Firm members, lawyers and non-lawyers alike, for the most part, don’t know how to be an empath (someone who can intuitively feel and perceive others). That is where training comes in. You get your people to start understanding that relationships with clients or callers are just like relationships outside the firm. You want to provide the WOW factor to everyone, one client at a time. For example, teach your people to talk about the weather (seriously). The phone rings and the caller asks to speak to someone. Your person immediately should establish a personal connection. “Glad you called. I am going to get someone to talk with you now. How are you doing today with this snow?” That prompts a short dialog. Isn’t that much better than saying, “One moment please…”?
Anyone who takes the new caller has to spend the first few minutes chit chatting. I call it the southern lawyer approach – picture your foot up on the fence post while you are talking about the crops. It is never about business those first few minutes. If you do it right, you can feel the caller bonding with you. Share something personal. Use words of understanding as you talk; it sounds corny, but it works. Here is a hint: Talk to the person like you would talk to your grandmother or grandfather. Respectful. Understanding. Caring. Interested.
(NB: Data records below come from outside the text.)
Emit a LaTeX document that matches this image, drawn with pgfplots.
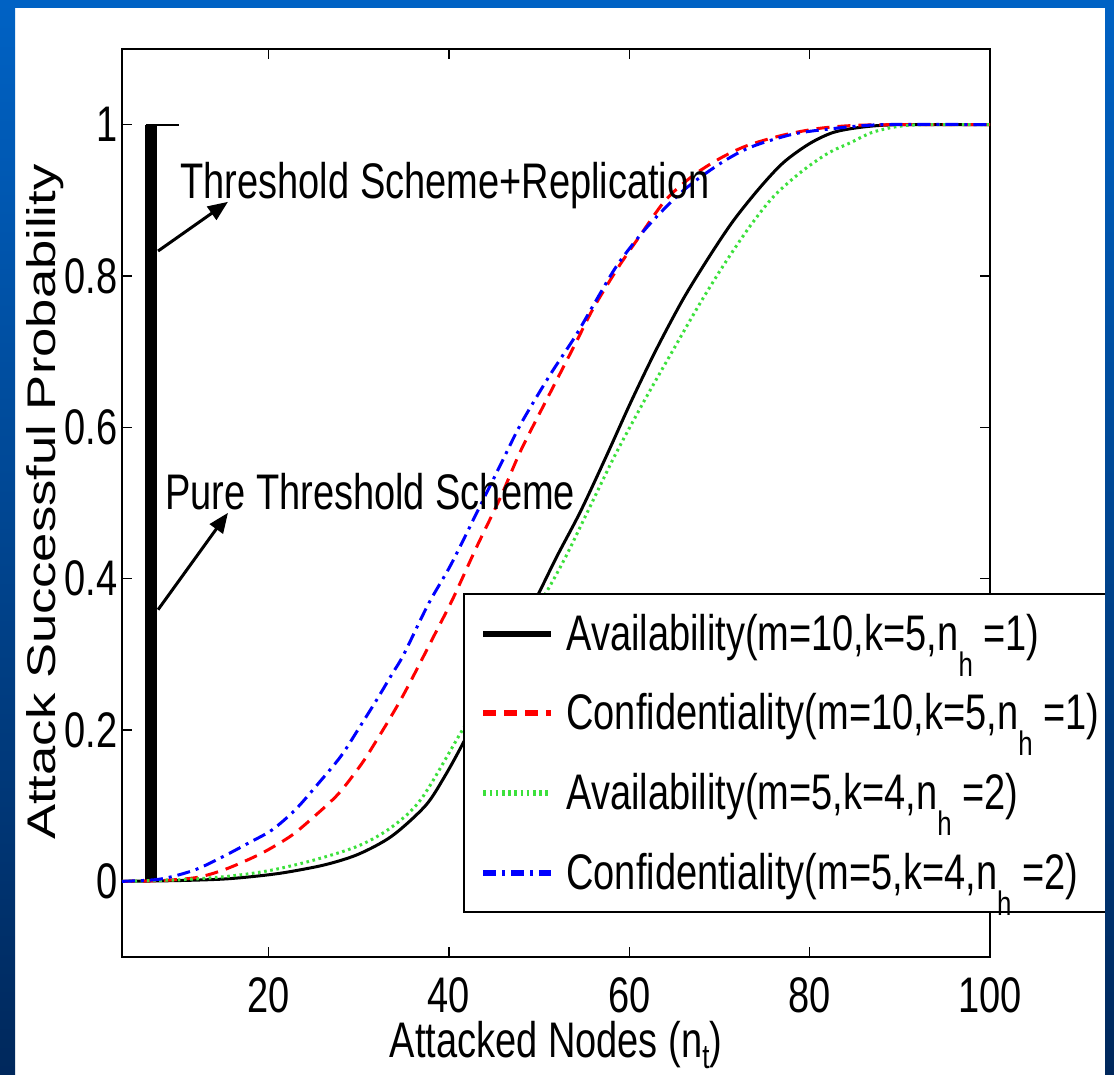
\documentclass[border=0pt]{standalone}
\usepackage{fontspec}
\setmainfont{Liberation Sans}[FakeStretch=0.76]
\newfontfamily\plainfont{Liberation Sans}
\usepackage{pgfplots}
\pgfplotsset{compat=1.18}
\usetikzlibrary{arrows.meta}
\definecolor{slideblue}{RGB}{0,98,196}
\definecolor{slidenavy}{RGB}{0,40,92}
\definecolor{lgreen}{RGB}{60,225,60}
\newcommand{\sub}[1]{\raisebox{-13pt}[0pt][0pt]{\fontsize{17}{17}\selectfont #1}}
\newcommand{\bigfont}{\fontsize{25}{30}\selectfont}

\begin{document}
\begin{tikzpicture}
\useasboundingbox (0,0) rectangle (557pt,537.5pt);
\fill[white] (0,0) rectangle (557pt,537.5pt);
\begin{axis}[at={(61pt,59pt)}, anchor=south west, scale only axis,
             width=434pt, height=454pt,
             xmin=3.75, xmax=100, ymin=-0.1, ymax=1.1,
             xtick={20,40,60,80,100}, ytick={0,0.2,0.4,0.6,0.8,1},
             xtick pos=both, ytick pos=both,
             xticklabel pos=lower, yticklabel pos=left,
             tick align=inside, major tick length=5pt,
             tick style={black, line width=0.6pt},
             axis line style={line width=1pt},
             /pgf/number format/assume math mode=true,
             ticklabel style={font=\bigfont, inner sep=1pt},
             xticklabel style={yshift=-9pt},
             yticklabel style={xshift=-1pt},
             xlabel={Attacked Nodes (n\raisebox{-5.5pt}[0pt][0pt]{\fontsize{17}{17}\selectfont t})},
             xlabel style={font=\bigfont, at={(axis description cs:0.5,-0.111)}, anchor=base},
             ylabel={\plainfont\scalebox{1}[0.76]{Attack Successful Probability}},
             ylabel style={font=\fontsize{26.3}{30}\selectfont, at={(axis description cs:-0.0887,0.501)}, anchor=center},
             legend style={at={(axis cs:41.6,0.381)}, anchor=north west,
                           draw=black, line width=1pt, fill=white,
                           font=\bigfont, cells={anchor=west},
                           inner xsep=8pt, inner ysep=8pt, row sep=16.2pt, column sep=4pt},
             legend image code/.code={\draw[#1, line width=3pt] (0pt,0pt) -- (34pt,0pt);}]

  % the two schemes, drawn as a bar at n_t = 7
  \addplot[black, line width=6pt, forget plot] coordinates {(7,0) (7,1)};
  \addplot[black, line width=1pt, forget plot] coordinates {(6.4,1) (10.1,1)};

  \addplot[black, line width=1.5pt, smooth, tension=0.5] coordinates {
    (3.75,0) (10,0.001) (15,0.003) (18.8,0.007) (22,0.012) (26.3,0.022)
    (30,0.036) (33.7,0.06) (37.4,0.1) (39.5,0.138) (41.5,0.181) (44,0.24)
    (47,0.31) (50.1,0.384) (52,0.43) (54.6,0.489) (57.5,0.563) (60.2,0.634)
    (63,0.703) (66,0.77) (69,0.828) (71.6,0.874) (74.5,0.917) (77.1,0.95)
    (80,0.975) (82.7,0.99) (86,0.997) (90,1) (100,1)};
  \addlegendentry{Availability(m=10,k=5,n\sub{h} =1)}

  \addplot[red, line width=1.5pt, smooth, tension=0.5, dash pattern=on 6.5pt off 4pt] coordinates {
    (3.75,0) (8,0.001) (12,0.005) (15,0.015) (18,0.03) (20,0.042) (22.6,0.061)
    (25,0.085) (27.7,0.115) (30,0.15) (31.5,0.177) (34.8,0.243) (38.8,0.335)
    (40.5,0.375) (43,0.44) (45.7,0.507) (48,0.57) (51.2,0.645) (54,0.71)
    (56,0.757) (58.7,0.81) (61,0.85) (64,0.9) (67,0.932) (70,0.955)
    (73,0.972) (77,0.986) (81,0.995) (85,0.999) (90,1) (100,1)};
  \addlegendentry{Confidentiality(m=10,k=5,n\sub{h} =1)}

  \addplot[lgreen, line width=1.5pt, smooth, tension=0.5, dash pattern=on 1.3pt off 1.8pt] coordinates {
    (3.75,0) (10,0.002) (15,0.006) (20,0.014) (25,0.028) (30,0.047) (33.7,0.072)
    (37,0.11) (41.5,0.2) (44,0.245) (47,0.305) (50.9,0.384) (53,0.43)
    (55.4,0.489) (58.5,0.565) (61.8,0.638) (65,0.705) (67.8,0.763) (70.5,0.815)
    (73.4,0.866) (76,0.905) (79,0.937) (82,0.962) (84.5,0.976) (87,0.99)
    (90,0.998) (93,1) (100,1)};
  \addlegendentry{Availability(m=5,k=4,n\sub{h} =2)}

  \addplot[blue, line width=1.5pt, smooth, tension=0.5, dash pattern=on 6.5pt off 3pt on 1.5pt off 3pt] coordinates {
    (3.75,0) (8,0.003) (11.8,0.015) (15,0.033) (18,0.052) (20.4,0.068) (23,0.095)
    (25.5,0.129) (28,0.165) (29.9,0.2) (32,0.24) (33.7,0.274) (35,0.3)
    (37.7,0.366) (40.2,0.418) (43,0.485) (45.7,0.55) (48,0.605) (51.2,0.669)
    (54,0.72) (56,0.761) (58.7,0.815) (62,0.865) (66,0.913) (70,0.948)
    (73.4,0.97) (78,0.987) (82,0.994) (88,1) (100,1)};
  \addlegendentry{Confidentiality(m=5,k=4,n\sub{h} =2)\rule[-10.5pt]{0pt}{0pt}}

  % annotations
  \draw[line width=1.5pt, -{Triangle[length=10pt, width=8pt]}] (axis cs:7.75,0.833) -- (axis cs:15.5,0.898);
  \node[anchor=base west, font=\bigfont, inner sep=0pt] at (axis cs:10.2,0.902) {Threshold Scheme+Replication};
  \draw[line width=1.5pt, -{Triangle[length=10pt, width=8pt]}] (axis cs:7.75,0.359) -- (axis cs:15.5,0.487);
  \node[anchor=base west, font=\bigfont, inner sep=0pt] at (axis cs:8.5,0.491) {Pure Threshold Scheme};
\end{axis}
% slide background border
\shade[top color=slideblue, bottom color=slidenavy] (0,0) rectangle (7.5pt,537.5pt);
\shade[top color=slideblue, bottom color=slidenavy] (552.5pt,0) rectangle (557pt,537.5pt);
\fill[slideblue] (0,533.5pt) rectangle (557pt,537.5pt);
\end{tikzpicture}
\end{document}
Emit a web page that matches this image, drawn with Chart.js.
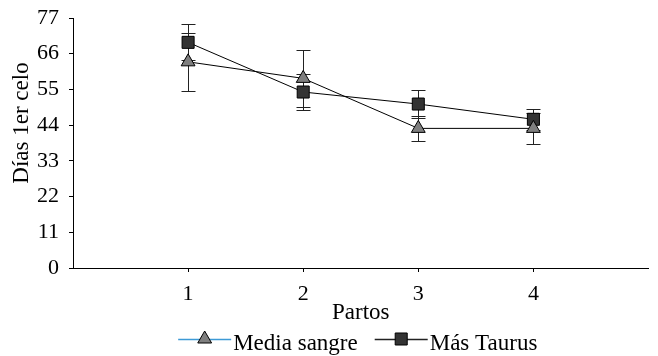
<!DOCTYPE html>
<html>
<head>
<meta charset="utf-8">
<script src="https://cdn.jsdelivr.net/npm/chart.js@4"></script>
<style>html,body{margin:0;padding:0;background:#fff;}</style>
</head>
<body>
<canvas id="myChart" width="658" height="356"></canvas>
<script>
// values
const partos = [1, 2, 3, 4];
const mediaSangre = [63.5, 58.4, 43.0, 43.0];
const mediaSangreErr = [8.9, 8.7, 3.9, 4.8];
const masTaurus = [69.5, 54.2, 50.5, 45.8];
const masTaurusErr = [5.5, 5.5, 4.4, 3.2];
const yTicks = [0, 11, 22, 33, 44, 55, 66, 77];
const seriesNames = ["Media sangre", "Más Taurus"];
const yTitle = "Días 1er celo";

const FONT = "'Liberation Serif', 'Times New Roman', serif";

function pts(vals){ return partos.map((p, i) => ({x: p, y: vals[i]})); }

// whiskers drawn through the scales
const errorBars = {
  id: 'errorBars',
  beforeDatasetsDraw(chart) {
    const ctx = chart.ctx, xs = chart.scales.x, ys = chart.scales.y;
    chart.data.datasets.forEach(ds => {
      ds.data.forEach((p, i) => {
        const e = ds.errors[i];
        const x = Math.round(xs.getPixelForValue(p.x)) + 0.5;
        const t = Math.round(ys.getPixelForValue(p.y + e)) + 0.5;
        const b = Math.round(ys.getPixelForValue(p.y - e)) + 0.5;
        ctx.save();
        ctx.strokeStyle = '#222';
        ctx.lineWidth = 1;
        ctx.beginPath();
        ctx.moveTo(x, t); ctx.lineTo(x, b);
        ctx.moveTo(x - 7, t); ctx.lineTo(x + 7, t);
        ctx.moveTo(x - 7, b); ctx.lineTo(x + 7, b);
        ctx.stroke();
        ctx.restore();
      });
    });
  }
};

// y title sits a bit above the middle of the axis in the original
const sideTitle = {
  id: 'sideTitle',
  afterDraw(chart) {
    const ctx = chart.ctx;
    ctx.save();
    ctx.translate(22, 123);
    ctx.rotate(-Math.PI / 2);
    ctx.font = "23px " + FONT;
    ctx.fillStyle = '#000';
    ctx.textAlign = 'center';
    ctx.textBaseline = 'middle';
    ctx.fillText(yTitle, 0, 0);
    ctx.restore();
  }
};

// legend with line + marker like the original
const lineLegend = {
  id: 'lineLegend',
  afterDraw(chart) {
    const ctx = chart.ctx, area = chart.chartArea;
    const y = 339, lineW = 53, gap = 2, itemGap = 17;
    ctx.save();
    ctx.font = "23px " + FONT;
    const widths = seriesNames.map(n => ctx.measureText(n).width);
    const total = widths.reduce((a, w) => a + lineW + gap + w, 0) + itemGap;
    let x = (area.left + area.right) / 2 - total / 2 - 3;
    const lineCols = ['#3d9ad6', '#222'];
    chart.data.datasets.forEach((ds, i) => {
      ctx.strokeStyle = lineCols[i];
      ctx.lineWidth = 1.5;
      ctx.beginPath(); ctx.moveTo(x, y + 0.5); ctx.lineTo(x + lineW, y + 0.5); ctx.stroke();
      ctx.fillStyle = ds.pointBackgroundColor;
      ctx.strokeStyle = '#000';
      ctx.lineWidth = 1;
      Chart.helpers.drawPoint(ctx, {pointStyle: ds.pointStyle, radius: ds.pointRadius, borderWidth: 1}, x + lineW / 2, y);
      ctx.fillStyle = '#000';
      ctx.textBaseline = 'middle';
      ctx.textAlign = 'left';
      ctx.fillText(seriesNames[i], x + lineW + gap, y + 5);
      x += lineW + gap + widths[i] + itemGap;
    });
    ctx.restore();
  }
};

new Chart(document.getElementById("myChart"), {
  type: 'line',
  data: {
    datasets: [
      {
        label: seriesNames[0],
        data: pts(mediaSangre),
        errors: mediaSangreErr,
        borderColor: '#000',
        borderWidth: 1,
        pointStyle: 'triangle',
        pointRadius: 8,
        pointBackgroundColor: '#7f7f7f',
        pointBorderColor: '#000',
        pointBorderWidth: 1
      },
      {
        label: seriesNames[1],
        data: pts(masTaurus),
        errors: masTaurusErr,
        borderColor: '#000',
        borderWidth: 1,
        pointStyle: 'rect',
        pointRadius: 8.5,
        pointBackgroundColor: '#333333',
        pointBorderColor: '#000',
        pointBorderWidth: 1
      }
    ]
  },
  options: {
    responsive: false,
    animation: false,
    layout: { padding: { top: 18, right: 2, bottom: 28, left: 0 } },
    plugins: {
      legend: { display: false },
      tooltip: { enabled: false }
    },
    scales: {
      x: {
        type: 'linear',
        min: 0, max: 5,
        afterBuildTicks: s => { s.ticks = partos.map(v => ({value: v})); },
        afterFit: s => { s.height = 60; },
        grid: { drawOnChartArea: false, drawTicks: true, tickLength: 4, color: '#000' },
        border: { display: true, color: '#000', width: 1 },
        ticks: { color: '#000', font: { family: FONT, size: 22 }, padding: 9, maxRotation: 0 },
        title: { display: true, text: 'Partos', color: '#000', font: { family: FONT, size: 23 }, padding: { top: 0, bottom: 1 } }
      },
      y: {
        min: 0, max: 77,
        afterBuildTicks: s => { s.ticks = yTicks.map(v => ({value: v})); },
        afterFit: s => { s.width = 73; },
        grid: { drawOnChartArea: false, drawTicks: true, tickLength: 4, color: '#000' },
        border: { display: true, color: '#000', width: 1 },
        ticks: { color: '#000', font: { family: FONT, size: 22, lineHeight: 0.7 }, padding: 10 },
        title: { display: false }
      }
    }
  },
  plugins: [errorBars, sideTitle, lineLegend]
});
</script>
</body>
</html>
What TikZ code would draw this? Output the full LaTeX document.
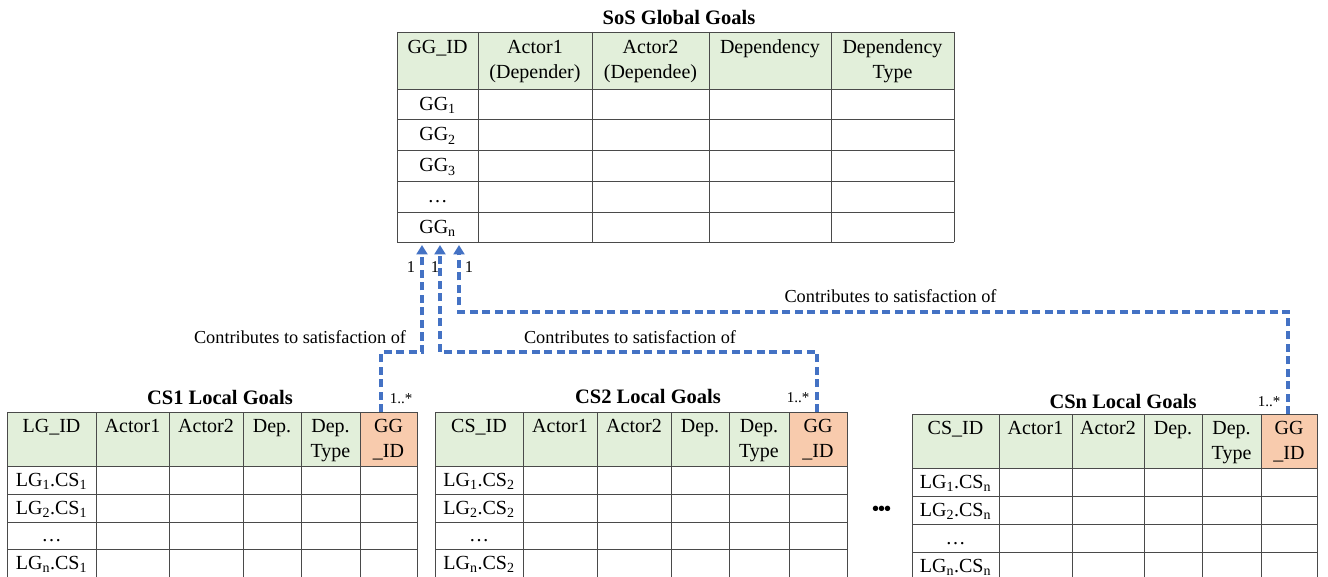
\documentclass[tikz,border=0pt]{standalone}
\usepackage{fontspec}
\setmainfont{Liberation Serif}
\usetikzlibrary{arrows.meta}
\definecolor{hdrgreen}{HTML}{E2EFDA}
\definecolor{hdrorange}{HTML}{F8CBAD}
\definecolor{linkblue}{HTML}{4472C4}
\definecolor{gridgray}{HTML}{4A4A4A}
\newcommand{\sub}[1]{\textsubscript{#1}}
\tikzset{
  grid/.style={draw=gridgray, line width=0.9pt},
  celltext/.style={font=\fontsize{20}{25}\selectfont, inner sep=0pt, anchor=base, align=center},
  title/.style={font=\fontsize{20.5}{24}\selectfont\bfseries, inner sep=0pt},
  linklabel/.style={font=\fontsize{18.3}{22}\selectfont, inner sep=0pt},
  mult/.style={font=\fontsize{15}{18}\selectfont, inner sep=0pt},
  one/.style={font=\fontsize{16.5}{18}\selectfont, inner sep=0pt},
  link/.style={draw=linkblue, line width=3.2pt, dash pattern=on 8pt off 4.5pt, -{Triangle[length=9.5pt,width=11pt]}}
}
\begin{document}
\begin{tikzpicture}[x=1pt, y=-1pt]
\useasboundingbox (0,0) rectangle (1328,577);

% ---------- SoS Global Goals ----------
% two-line cells are anchored on the baseline of their last line
\node[title] (ggtitle) at (679,17.5) {SoS Global Goals};
\fill[hdrgreen] (397,32) rectangle (954,89);
\foreach \y in {32,89,119,150,181,212,242} \draw[grid] (397,\y) -- (954,\y);
\foreach \x in {397,478,592,709,831,954} \draw[grid] (\x,32) -- (\x,242);
\node[celltext] (gh1) at (437.5,54) {GG\_ID};
\node[celltext] (gh2) at (535,79) {Actor1\\(Depender)};
\node[celltext] (gh3) at (650.5,79) {Actor2\\(Dependee)};
\node[celltext] (gh4) at (770,54) {Dependency};
\node[celltext] (gh5) at (892.5,79) {Dependency\\Type};
\node[celltext] (gr1) at (437.5,110.5) {GG\sub{1}};
\node[celltext] (gr2) at (437.5,141) {GG\sub{2}};
\node[celltext] (gr3) at (437.5,172) {GG\sub{3}};
\node[celltext] (gr4) at (437.5,203) {\dots};
\node[celltext] (gr5) at (437.5,233.5) {GG\sub{n}};

% ---------- CS1 Local Goals ----------
\node[title] (cs1title) at (220,397) {CS1 Local Goals};
\fill[hdrgreen] (7,412) rectangle (360,466);
\fill[hdrorange] (360,412) rectangle (417,466);
\foreach \y in {412,466,494,522,549} \draw[grid] (7,\y) -- (417,\y);
\foreach \x in {7,96,169,243,301,360,417} \draw[grid] (\x,412) -- (\x,577);
\node[celltext] (ah1) at (51.5,432) {LG\_ID};
\node[celltext] (ah2) at (132.5,432) {Actor1};
\node[celltext] (ah3) at (206,432) {Actor2};
\node[celltext] (ah4) at (272,432) {Dep.};
\node[celltext] (ah5) at (330.5,457) {Dep.\\Type};
\node[celltext] (ah6) at (388.5,457) {GG\\\_ID};
\node[celltext] (ar1) at (51.5,486) {LG\sub{1}.CS\sub{1}};
\node[celltext] (ar2) at (51.5,514) {LG\sub{2}.CS\sub{1}};
\node[celltext] (ar3) at (51.5,541) {\dots};
\node[celltext] (ar4) at (51.5,569) {LG\sub{n}.CS\sub{1}};

% ---------- CS2 Local Goals ----------
\node[title] (cs2title) at (648,396) {CS2 Local Goals};
\fill[hdrgreen] (435,412) rectangle (789,466);
\fill[hdrorange] (789,412) rectangle (847,466);
\foreach \y in {412,466,494,522,549} \draw[grid] (435,\y) -- (847,\y);
\foreach \x in {435,523,597,671,729,789,847} \draw[grid] (\x,412) -- (\x,577);
\node[celltext] (bh1) at (479,432) {CS\_ID};
\node[celltext] (bh2) at (560,432) {Actor1};
\node[celltext] (bh3) at (634,432) {Actor2};
\node[celltext] (bh4) at (700,432) {Dep.};
\node[celltext] (bh5) at (759,457) {Dep.\\Type};
\node[celltext] (bh6) at (818,457) {GG\\\_ID};
\node[celltext] (br1) at (479,486) {LG\sub{1}.CS\sub{2}};
\node[celltext] (br2) at (479,514) {LG\sub{2}.CS\sub{2}};
\node[celltext] (br3) at (479,541) {\dots};
\node[celltext] (br4) at (479,569) {LG\sub{n}.CS\sub{2}};

% ---------- CSn Local Goals ----------
\node[title] (csntitle) at (1123,401) {CSn Local Goals};
\fill[hdrgreen] (912,414) rectangle (1261,468);
\fill[hdrorange] (1261,414) rectangle (1317,468);
\foreach \y in {414,468,496,524,552} \draw[grid] (912,\y) -- (1317,\y);
\foreach \x in {912,999,1072,1144,1202,1261,1317} \draw[grid] (\x,414) -- (\x,577);
\node[celltext] (ch1) at (955.5,434) {CS\_ID};
\node[celltext] (ch2) at (1035.5,434) {Actor1};
\node[celltext] (ch3) at (1108,434) {Actor2};
\node[celltext] (ch4) at (1173,434) {Dep.};
\node[celltext] (ch5) at (1231.5,459) {Dep.\\Type};
\node[celltext] (ch6) at (1289,459) {GG\\\_ID};
\node[celltext] (cr1) at (955.5,488) {LG\sub{1}.CS\sub{n}};
\node[celltext] (cr2) at (955.5,516) {LG\sub{2}.CS\sub{n}};
\node[celltext] (cr3) at (955.5,544) {\dots};
\node[celltext] (cr4) at (955.5,572) {LG\sub{n}.CS\sub{n}};

% ellipsis between the local goal tables
\node[font=\fontsize{20}{24}\selectfont\bfseries, inner sep=0pt] (more) at (881.5,511) {\textbullet\kern-1pt\textbullet\kern-1pt\textbullet};

% ---------- connector ends ----------
\coordinate (gin1) at (422,245);
\coordinate (gin2) at (440,245);
\coordinate (gin3) at (459,245);
\coordinate (out1) at (381,412);
\coordinate (out2) at (817,412);
\coordinate (out3) at (1288,414);

% ---------- "contributes to" links ----------
\draw[link] (out1) -- ++(0,-60) -| (gin1);
\draw[link] (out2) -- ++(0,-60) -| (gin2);
\draw[link] (out3) -- ++(0,-102) -| (gin3);

\node[linklabel] (lab1) at (300,337) {Contributes to satisfaction of};
\node[linklabel] (lab2) at (630,337) {Contributes to satisfaction of};
\node[linklabel] (lab3) at (890.5,296) {Contributes to satisfaction of};

\node[one] (m1) at (411,267) {1};
\node[one] (m2) at (435,267) {1};
\node[one] (m3) at (469,267) {1};
\node[mult] (n1) at (401,399) {1..*};
\node[mult] (n2) at (798,398) {1..*};
\node[mult] (n3) at (1269,402) {1..*};
\end{tikzpicture}
\end{document}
In the end, it is not about exceptional client service. It is about extraordinary client service. The difference is relationship driven. Want a client service program that works? Here are some ideas:
- Test your people! What do they know personally about the client or caller?
- Reward relationship conversations. Provide time for firm members to share experiences.
- Encourage firm members to share something personal about themselves with others.
- Create client awareness areas. If you walk by a client, you are to stop, introduce yourself, ask how they are, AND LISTEN. By the way, forbid personal gossip or shop talk around clients in waiting areas. If you have time to do that, talk to the client.
- Stop the waiting game. If clients are waiting to see you or someone in the firm you are very old school. Be mindful of what their needs are, not yours.
- Know what you are selling to the client. Is it a financial reward? Revenge? Understanding? Each client is different but, in the end, they want what they want. Learn to deliver.
Back many years ago I saw a lawyer try his heart out on a case with a client that the firm adored. The firm believed in the case and the people. The firm members all interacted with the clients, and they were genuinely liked. Unfortunately, the jury came up with one of those dumb decisions that seem to occur now and then. The firm as a whole was devastated, and you can imagine how the attorney felt. The next morning the client and her husband showed up with homemade baked goods for the entire firm. They wanted the firm to know they didn’t blame them and wanted to show how much it meant to them to have the members of the firm in their lives. And many personal referrals ensued. That, my friends, is relationship marketing.